Ms Maeve McLaughlin: So you are suggesting an educational programme.  What about CCMS?  What, in addition, do CCMS and the other bodies need to do?

 

Mr Crudden: We in CCMS have always taken pride in our relationship with our schools.  The strength of our organisation is built on that relationship. I said that, if we identify a school that requires a review, we will not undertake that review without speaking to the principal, the trustee and the chair of the board of governors so that they are aware that we are undertaking that review and why we are doing so.  When the draft area plans were being drawn up, we corresponded with every one of our schools and told the principals, the chairs and the trustees what was going to appear in that draft area plan.  Then, when they were published, we notified our schools that the draft area plans were out for consultation and that they needed to respond to them.  So, we have always kept the communication open between our schools.  At each stage of the process, they were fully aware of what was going on in relation to their school.  That is why it can be very frustrating when you go out to talk to a community and people say, "We didn't know this was going to happen".  We say to them, "We've kept you informed the whole way through the process, from the very start, of the nature of the discussion that was going on in relation to your school".  I think that we do a considerable amount to ensure that our schools are aware of what is happening.

 

Ms Maeve McLaughlin: I accept the engagement and continued engagement and the very solid relationship with schools, and I accept that any such proposal is subject to consultation with the schools.  Equally, if there is a criticism, and it seems to be a common thread that we pick up, it is about the process.  Is there a better mechanism?  Is there something additional that can be put in place, not only by you but by ELBs, to enhance that bottom-up approach or to support engagement at that level?

 

Mr Crudden: Part of the message that is delivered during the process is, "This is the proposal that we are bringing to you for consultation.  If you as a community, in responding to that proposal, can bring forward an alternative that turns out to be viable, CCMS will look at that".  We have done that on several occasions, and the outcome of that has been a change to the actual proposal that was put forward initially.  So, that mechanism is there.  That is why communities need to understand that the consultation is not a done deal; it is not a rubber-stamping exercise.  Eighteen months or so ago, I attended a number of meetings that Ray's board held, at which the message was clearly put out to schools that if they had an alternative, they should let us know what it was.

 

Ms Maeve McLaughlin: Is there anything additional from —

 

Mr Gilbert: I can provide reassurance that there is significant engagement and consultation with communities.  One has to take on board human nature.  Very often in this process, we discover that, if a discussion or debate is moving in a direction that people do not like, people have a tendency to blame the process.  I think that that goes wider than our educational world.  As Malachy has said, there are numerous examples across all of the organisations of getting out — even at the very formative stages — and having those discussions and debates with governors, parents, and so on.

 

It is part of our day-to-day working life that we have to accept that even if something might be right, strategically and educationally, for children, parents will not always agree.  If the school is at the end of their street, they might not care if it is slightly lower in numbers.  They are happy with their school; why would you change it?  You respect that, but, as Malachy and others said, you create the opportunity, but not just because you must at a certain stage of the process, under statute.  Again, I am commenting from the North Eastern Board perspective, but I know that others did similar work.  When area planning was first commented on, we immediately got out and tried to explain what was going on, because, at that time, they were hearing all sorts of things.  We encouraged them to engage.  Most of the draft area plans that were put out for consultation around March 2012 were largely informed by local community, school and governor input in terms of shaping the process.  I am sure that colleagues will agree that the same happened in other boards.

 

Mr Hazzard: Thank you for the presentation.  Is there any scope for flexibility in the four-teacher criteria for primary schools, especially with regard to any potential proposal for shared hybrid models?

 

Mr Butler: We have emphasised all day today that there is no line.
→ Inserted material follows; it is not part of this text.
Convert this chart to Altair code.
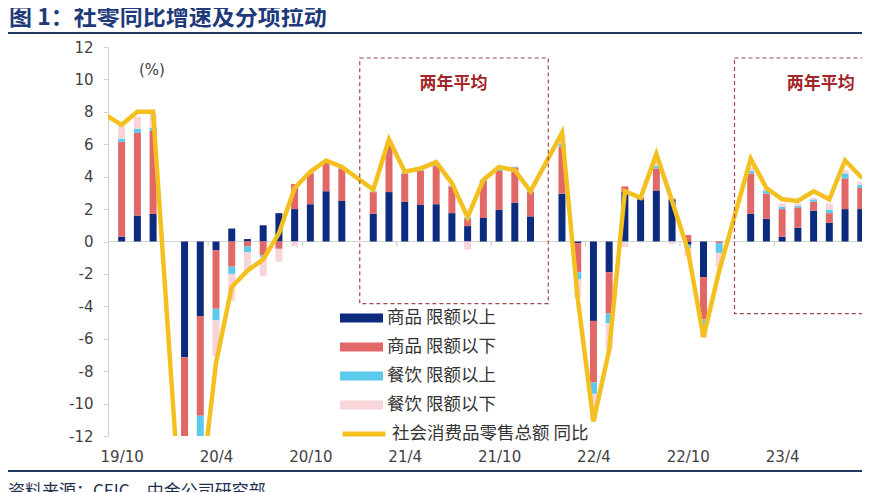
import json
import altair as alt
import pandas as pd

# ---------------- data ----------------
# index 0 = 2019/10 ... index 47 = 2023/9 (January months are not published -> None)
periods = []
yy, mm = 2019, 10
for _ in range(48):
    periods.append(f"{yy % 100}/{mm}")
    mm += 1
    if mm > 12:
        mm, yy = 1, yy + 1

series_names = ["商品 限额以上", "商品 限额以下", "餐饮 限额以上", "餐饮 限额以下"]
line_name = "社会消费品零售总额 同比"

goods_above = [0.3, 1.6, 1.7, None,
               -7.15, -4.6, -0.55, 0.8, 0.15, 1.0, 1.75, 2.0, 2.3, 3.1, 2.5, None,
               1.7, 3.05, 2.45, 2.25, 2.3, 1.75, 0.95, 1.45, 1.95, 2.4, 1.55, None,
               2.95, -0.1, -4.9, -1.9, 3.05, 2.6, 3.15, 2.6, -0.2, -2.2, 0.0, None,
               1.7, 1.4, 0.3, 0.85, 1.9, 1.15, 2.0, 2.0]
goods_below = [5.85, 5.1, 5.15, None,
               -10.5, -6.15, -3.6, -1.55, -0.3, -0.85, -0.45, 1.55, 1.9, 1.75, 2.0, None,
               1.35, 2.85, 1.75, 2.1, 2.35, 1.65, 0.45, 2.3, 2.4, 2.15, 1.5, None,
               2.9, -1.8, -3.8, -2.55, 0.35, 0.1, 1.35, 0.05, 0.4, -2.6, -0.1, None,
               2.5, 1.55, 1.7, 1.25, 0.55, 0.6, 1.9, 1.3]
food_above = [0.2, 0.25, 0.15, None,
              -1.2, -1.25, -0.7, -0.45, -0.35, -0.1, 0.0, 0.0, 0.05, 0.05, 0.05, None,
              0.05, 0.1, 0.05, 0.05, 0.1, 0.05, 0.1, 0.05, 0.1, 0.05, 0.05, None,
              0.2, -0.45, -0.7, -0.6, -0.05, 0.05, 0.15, 0.0, -0.2, -0.6, -0.6, None,
              0.15, 0.2, 0.15, 0.1, 0.15, 0.2, 0.3, 0.2]
food_below = [0.8, 0.75, 0.9, None,
              -1.6, -3.5, -2.2, -1.65, -1.15, -1.2, -0.8, -0.3, 0.05, 0.05, 0.05, None,
              0.05, 0.25, 0.05, 0.1, 0.15, 0.1, -0.5, 0.05, 0.15, 0.05, 0.05, None,
              0.55, -1.1, -1.6, -1.6, -0.3, -0.05, 0.5, -0.15, -0.5, -0.5, -0.9, None,
              0.2, 0.1, 0.2, 0.15, 0.1, 0.4, 0.2, 0.2]

# total retail sales yoy, index -1 (2019/9) ... 48 (2023/10)
line_start = -1
total_yoy = [7.8,
             7.2, 8.0, 8.0, None,
             -20.5, -15.8, -7.5, -2.8, -1.8, -1.1, 0.5, 3.3, 4.3, 5.0, 4.6, None,
             3.2, 6.3, 4.3, 4.5, 4.9, 3.6, 1.5, 3.8, 4.6, 4.4, 3.1, None,
             6.7, -3.5, -11.1, -6.7, 3.1, 2.7, 5.4, 2.5, -0.5, -5.9, -1.8, None,
             5.1, 3.3, 2.6, 2.5, 3.1, 2.6, 5.0, 4.0, 3.5]

x_tick_idx = [0, 6, 12, 18, 24, 30, 36, 42]
x_tick_labels = ["19/10", "20/4", "20/10", "21/4", "21/10", "22/4", "22/10", "23/4"]
y_ticks = list(range(-12, 13, 2))

# "两年平均" boxes (month index range, value range)
box_x0 = [15.14, 38.97]
box_x1 = [27.13, 48.5]
box_y0 = [-3.83, -4.45]
box_y1 = [11.32, 11.32]
box_label_x = [21.1, 44.45]
box_label_y = [9.7, 9.7]

bar_colors = ["#0C2B7E", "#E26767", "#5DC9EC", "#F7D5D8"]
line_color = "#F4C020"
navy_text = "#1F3A7A"
FONT_CJK = "Noto Sans CJK SC"
FONT_NUM = "DejaVu Sans"

# ---------------- tables ----------------
rows = []
for k, (name, vals) in enumerate(zip(series_names, [goods_above, goods_below, food_above, food_below])):
    for i, v in enumerate(vals):
        if v is None:
            continue
        rows.append({"i": i, "period": periods[i], "series": name, "ord": k, "value": v})
bars_df = pd.DataFrame(rows)

lrows = []
for j, v in enumerate(total_yoy):
    if v is None:
        continue
    lrows.append({"i": line_start + j, "series": line_name, "value": v})
line_df = pd.DataFrame(lrows)

boxes_df = pd.DataFrame({"x0": box_x0, "x1": box_x1, "y0": box_y0, "y1": box_y1})
box_lab_df = pd.DataFrame({"x": box_label_x, "y": box_label_y, "t": ["两年平均", "两年平均"]})
minor_df = pd.DataFrame({"x": [5.5 + 6 * k for k in range(8)], "y0": [0.0] * 8, "y1": [-0.3] * 8})

W, H = 754, 389
xscale = alt.Scale(domain=[-0.55, 46.76], nice=False, zero=False)
yscale = alt.Scale(domain=[-12, 12], nice=False, zero=False)

xaxis = alt.Axis(values=x_tick_idx,
                 labelExpr=f"{json.dumps(x_tick_labels, ensure_ascii=False)}[round(datum.value/6)]",
                 domain=False, ticks=False, grid=False, labelFlush=False, labelOverlap=False,
                 labelFont=FONT_NUM, labelFontSize=15, labelColor="#3F3F3F", labelPadding=13,
                 title=None)
yaxis = alt.Axis(values=y_ticks, domain=True, domainColor="#D0D0D0", ticks=True, tickColor="#D0D0D0",
                 tickSize=5, grid=False, labelOverlap=False, labelFlush=False,
                 labelExpr="datum.value < 0 ? '-' + abs(datum.value) : '' + datum.value",
                 labelFont=FONT_NUM, labelFontSize=15, labelColor="#3F3F3F",
                 labelPadding=10, title=None)

# ---------------- layers ----------------
zero_line = alt.Chart(pd.DataFrame({"v": [0]})).mark_rule(color="#D4D4D4", strokeWidth=1).encode(
    y=alt.Y("v:Q", scale=yscale, axis=yaxis))

minor_ticks = alt.Chart(minor_df).mark_rule(color="#C8C8C8", strokeWidth=1, clip=True).encode(
    x=alt.X("x:Q", scale=xscale, axis=xaxis),
    y=alt.Y("y0:Q", scale=yscale, axis=yaxis), y2="y1:Q")

bars = alt.Chart(bars_df).mark_bar(size=7, clip=True).encode(
    x=alt.X("i:Q", scale=xscale, axis=xaxis),
    y=alt.Y("value:Q", stack="zero", scale=yscale, axis=yaxis),
    fill=alt.Fill("series:N", scale=alt.Scale(domain=series_names, range=bar_colors),
                  legend=alt.Legend(title=None, orient="none", legendX=232, legendY=262,
                                    direction="vertical", symbolType="M-1,-0.21H1V0.21H-1Z",
                                    symbolSize=1849, symbolStrokeWidth=0, clipHeight=18,
                                    rowPadding=11, labelFont=FONT_CJK, labelFontSize=17.5,
                                    labelColor="#333333", labelOffset=4, labelLimit=400, padding=0)),
    order=alt.Order("ord:Q", sort="ascending"),
)

line = alt.Chart(line_df).mark_line(strokeWidth=4.5, clip=True).encode(
    x=alt.X("i:Q", scale=xscale, axis=xaxis),
    y=alt.Y("value:Q", scale=yscale, axis=yaxis),
    stroke=alt.Stroke("series:N", scale=alt.Scale(domain=[line_name], range=[line_color]),
                      legend=alt.Legend(title=None, orient="none", legendX=232, legendY=378,
                                        symbolType="stroke", symbolSize=1849, symbolStrokeWidth=5,
                                        clipHeight=18, labelFont=FONT_CJK, labelFontSize=17.5,
                                        labelColor="#333333", labelOffset=4, labelLimit=400, padding=0)),
)

boxes = alt.Chart(boxes_df).mark_rect(fillOpacity=0, stroke="#A04A4A", strokeWidth=1.2,
                                      strokeDash=[4, 3], clip=True).encode(
    x=alt.X("x0:Q", scale=xscale, axis=xaxis), x2="x1:Q",
    y=alt.Y("y0:Q", scale=yscale, axis=yaxis), y2="y1:Q")

box_labels = alt.Chart(box_lab_df).mark_text(font=FONT_CJK, fontSize=17, fontWeight="bold",
                                             color="#A3262A").encode(
    x=alt.X("x:Q", scale=xscale, axis=xaxis), y=alt.Y("y:Q", scale=yscale, axis=yaxis), text="t:N")

pct = alt.Chart(pd.DataFrame({"t": ["(%)"]})).mark_text(font=FONT_NUM, fontSize=15, color="#3F3F3F").encode(
    x=alt.value(44), y=alt.value(22.5), text="t:N")

title = alt.Chart(pd.DataFrame({"t": ["图 1：社零同比增速及分项拉动"]})).mark_text(
    font=FONT_CJK, fontSize=23, fontWeight="bold", color=navy_text, align="left", baseline="middle").encode(
    x=alt.value(-99), y=alt.value(-29), text="t:N")

top_rule = alt.Chart(pd.DataFrame({"a": [0]})).mark_rule(color="#1F3864", strokeWidth=2).encode(
    x=alt.value(-100), x2=alt.value(W), y=alt.value(-14))
bottom_rule = alt.Chart(pd.DataFrame({"a": [0]})).mark_rule(color="#1F3864", strokeWidth=2).encode(
    x=alt.value(-100), x2=alt.value(W), y=alt.value(424))

source = alt.Chart(pd.DataFrame({"t": ["资料来源：CEIC，中金公司研究部"]})).mark_text(
    font=FONT_CJK, fontSize=17, color="#1F2F4F", align="left", baseline="top").encode(
    x=alt.value(-100), y=alt.value(437), text="t:N")

chart = alt.layer(zero_line, minor_ticks, bars, line, boxes, box_labels, pct,
                  title, top_rule, bottom_rule, source).properties(
    width=W, height=H,
    autosize=alt.AutoSizeParams(type="none"),
    padding={"left": 100, "top": 39, "right": 0, "bottom": 56},
    background="white",
).configure_view(stroke="transparent")

chart.save("out.html", embed_options={"renderer": "svg", "actions": False})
There is an area where we look at particular parts, and we have said that we feel that four makes a good provision.  We have given examples of where there are less than four but the school is still viable.  No part of area planning is about lines in the sand.  You look at it in its totality.  There may be an area where a four-teacher school or a three-teacher school is justifiable due to other factors that come into play.  You look at it in totality, not just the line.

 

Mrs Watterson: The Brookeborough proposals illustrate that.  If a single school was being built for any one of those schools, it would have to be a four-teacher school.  That is the smallest school that the Department would build.  In those proposals, there are not pupils for eight classrooms.  That is part of the reason why that project fell on the first call.  My understanding is that, on the second call, we will resubmit that for two schools of three classrooms each.  Malachy, you can keep me right here.  As folk here have been saying, there are no lines drawn in the sand.  You try to accommodate the communities as best you can.

 

Mr Crudden: That point opens the door for the exploration of shared staff.  If you have two three-teacher schools, there is potential for them to look at the possibility of jointly employing a fourth teacher.  In fact, I think that happened in the North Eastern Board.

 

Mr Gilbert: Yes, we have examples of that.

 

Mr Crudden: There is already evidence of that.

 

Mr Butler: I do not know if you were here when we referred to the Moy model.  That was one of the initial parts that we did, because the school was way less than the four-teacher part.  By introducing the preschool provision, we facilitated development.  It is a creative approach towards where those circumstances apply.

 

The Chairperson (Miss M McIlveen): You will be glad to know that no one else has indicated that they wish to ask a question.  Thank you for your time this morning.  Members have found it very useful.  We will come back to this as time progresses, and, of course, we will be in contact with you individually, I am sure.  Mr Butler and I have a meeting tomorrow morning.  I wish you well.